Contudo, o argumento de Putin não é novo. O antecessor de Putin, Boris Yeltsin, afirmou, em 1993, que a expansão da Otan para o leste era "ilegal".
Yevgeny Primakov, antigo ministro de Relações Estrangeira russo, apresentou um argumento semelhante quando disse ter recebido o compromisso de que "nenhum país que abandonasse o Pacto de Varsóvia aderirá à Otan".
No entanto, segundo Kristina Spohr, professora de História Internacional na London School of Economics, o único compromisso assumido com a Rússia ocorreu após a queda do Muro de Berlim, quando Moscou concordou em remover 380 mil soldados que tinha estacionado na Alemanha Oriental e substituí-los por forças da Otan.
Na época, James Baker, secretário de Estado de George W. Bush, teria dito a ele que as tropas da Otan não se moveriam "nem um centímetro para o leste", mas se referindo à fronteira entre a Alemanha Ocidental e a Alemanha Oriental.
Análise de Will Vernon, jornalista da BBC em Washington
Vladimir Putin provavelmente gostou desta entrevista.
Tucker Carlson permitiu que o líder do Kremlin falasse longamente com muito pouco contraponto.
Putin reciclou suas falsidades banais sobre a história da Ucrânia (que se trataria de uma invenção moderna e não de um país "real"), as suas queixas históricas sobre a desintegração da União Soviética e a expansão da Otan.
Ele também falou longamente sobre o início da invasão em grande escala da Ucrânia, repetindo suas falsas alegações de que a Rússia não atacou a Ucrânia; Moscou, segundo Putin, estava apenas a respondendo a ameaças à sua segurança nacional.
O mais revelador não foi o que foi discutido, mas as coisas que não foram discutidas.

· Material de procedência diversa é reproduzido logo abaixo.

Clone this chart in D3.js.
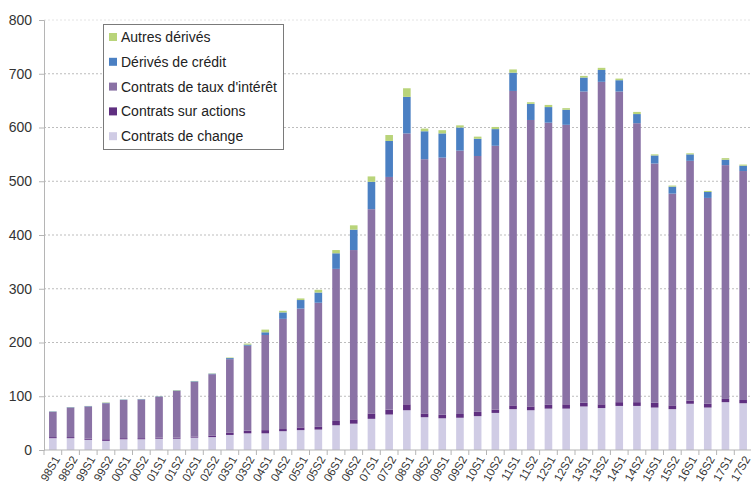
<!DOCTYPE html>
<html>
<head>
<meta charset="utf-8">
<script src="https://cdn.jsdelivr.net/npm/d3@7/dist/d3.min.js"></script>
<style>
  html, body { margin: 0; padding: 0; background: #fff; }
  svg { display: block; font-family: "Liberation Sans", Arial, sans-serif; }
</style>
</head>
<body>
<svg id="chart" width="751" height="483"></svg>
<script>
// Semesters, 1998 S1 to 2017 S2
const periods = [
  "98S1","98S2","99S1","99S2","00S1","00S2","01S1","01S2","02S1","02S2",
  "03S1","03S2","04S1","04S2","05S1","05S2","06S1","06S2","07S1","07S2",
  "08S1","08S2","09S1","09S2","10S1","10S2","11S1","11S2","12S1","12S2",
  "13S1","13S2","14S1","14S2","15S1","15S2","16S1","16S2","17S1","17S2"
];

// Stacked series, bottom to top
const contratsChange = [22,22,19,17,20,20,21,21,23,24,28,31,31,35,37,38,46,49,58,66,
                        74,61,59,60,63,69,76,74,77,77,81,78,82,82,79,76,86,79,89,87];
const contratsActions = [2,2,2,3,2,2,2,2,2,3,4,5,6,4,5,5,8,8,10,9,
                         11,7,7,7,8,6,7,7,7,8,7,7,7,7,9,7,6,7,6,6];
const contratsTaux = [47,55,60,67,71,72,76,87,102,114,137,158,177,205,221,231,283,315,380,433,
                      504,473,478,490,476,491,585,533,525,520,579,600,578,519,445,394,446,383,435,426];
const derivesCredit = [0.7,0.7,0.7,0.8,0.7,0.7,0.7,0.8,1,1,2,2,5,12,16,19,29,38,51,67,
                       68,52,45,43,32,31,34,30,29,28,26,22,21,17,15,13,12,11,10,10];
const autresDerives = [0.3,0.3,0.3,0.7,0.3,0.3,0.3,0.7,0.5,0.5,1,2,5,3,3,5,6,8,10,11,
                       16,5,6,4,4,4,6,3,4,3,3,4,3,4,2,2,2,2,3,2];

const yTicks = [0,100,200,300,400,500,600,700,800];

const seriesNames = ["Contrats de change","Contrats sur actions","Contrats de taux d'intérêt","Dérivés de crédit","Autres dérivés"];
const seriesValues = [contratsChange, contratsActions, contratsTaux, derivesCredit, autresDerives];
const seriesColors = ["#d0cce5","#5f2f80","#8a72a5","#4b80c3","#b9d47a"];

const rows = periods.map((p, i) => {
  const r = { period: p };
  seriesNames.forEach((n, k) => { r[n] = seriesValues[k][i]; });
  return r;
});
const stacked = d3.stack().keys(seriesNames)(rows);

const svg = d3.select("#chart");
const plotLeft = 44, plotRight = 752, plotTop = 20, plotBottom = 450;

const x = d3.scaleBand().domain(periods).range([plotLeft, plotRight]).padding(0);
const y = d3.scaleLinear().domain([0, 800]).range([plotBottom, plotTop]);
const barW = x.bandwidth() * 0.43;

// Horizontal dotted gridlines
svg.append("g").selectAll("line")
  .data(yTicks.filter(t => t > 0))
  .join("line")
  .attr("x1", plotLeft).attr("x2", plotRight)
  .attr("y1", d => y(d)).attr("y2", d => y(d))
  .attr("stroke", d => d === 800 ? "#e4e4e4" : "#bdbdbd")
  .attr("stroke-width", 1)
  .attr("stroke-dasharray", "2,2");

// Stacked bars
svg.append("g").selectAll("g")
  .data(stacked)
  .join("g")
  .attr("fill", (d, k) => seriesColors[k])
  .selectAll("rect")
  .data(d => d)
  .join("rect")
  .attr("x", d => x(d.data.period) + (x.bandwidth() - barW) / 2)
  .attr("width", barW)
  .attr("y", d => y(d[1]))
  .attr("height", d => Math.max(0, y(d[0]) - y(d[1])));

// Y axis
const yAxis = d3.axisLeft(y).tickValues(yTicks).tickSize(5).tickPadding(6).tickFormat(d3.format("d"));
const gy = svg.append("g").attr("transform", `translate(${plotLeft},0)`).call(yAxis);
gy.select(".domain").attr("stroke", "#b5b5b5");
gy.selectAll(".tick line").attr("stroke", "#b5b5b5");
gy.selectAll(".tick text").attr("fill", "#333").style("font-size", "14px").attr("dx", "-1");

// X axis: tick marks on category boundaries, rotated labels at centres
const gx = svg.append("g");
gx.append("line").attr("x1", plotLeft).attr("x2", plotRight).attr("y1", plotBottom).attr("y2", plotBottom)
  .attr("stroke", "#b5b5b5");
gx.selectAll("line.tk")
  .data(periods.concat(["end"]))
  .join("line").attr("class", "tk")
  .attr("x1", (d, i) => plotLeft + i * x.step()).attr("x2", (d, i) => plotLeft + i * x.step())
  .attr("y1", plotBottom).attr("y2", plotBottom + 5)
  .attr("stroke", "#b5b5b5");
gx.selectAll("text")
  .data(periods)
  .join("text")
  .attr("transform", d => `translate(${x(d) + x.bandwidth() / 2 + 4},${plotBottom + 7}) rotate(-60)`)
  .attr("text-anchor", "end")
  .attr("dy", "0.35em")
  .attr("fill", "#333")
  .style("font-size", "11.5px")
  .text(d => d);

// Legend (top series first)
const lg = svg.append("g");
lg.append("rect").attr("x", 103.5).attr("y", 24.5).attr("width", 180).attr("height", 125)
  .attr("fill", "#fff").attr("stroke", "#7a7a7a");
const legendOrder = [4, 3, 2, 1, 0];
legendOrder.forEach((k, j) => {
  const cy = 37 + j * 24.8;
  lg.append("rect").attr("x", 109).attr("y", cy - 4).attr("width", 8).attr("height", 8)
    .attr("fill", seriesColors[k]);
  lg.append("text").attr("x", 121).attr("y", cy).attr("dy", "0.36em")
    .attr("fill", "#222").style("font-size", "14px").text(seriesNames[k]);
});
</script>
</body>
</html>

Tucker Carlson não fez nenhuma tentativa de pressionar Vladimir Putin sobre os crimes de guerra cometidos por soldados russos, a transferência forçada de crianças ucranianas para a Rússia (para a qual o Tribunal Penal Internacional emitiu um mandado de prisão contra Putin), o assassinato de rivais políticos ou a prisão do líder da oposição Alexei Navalny.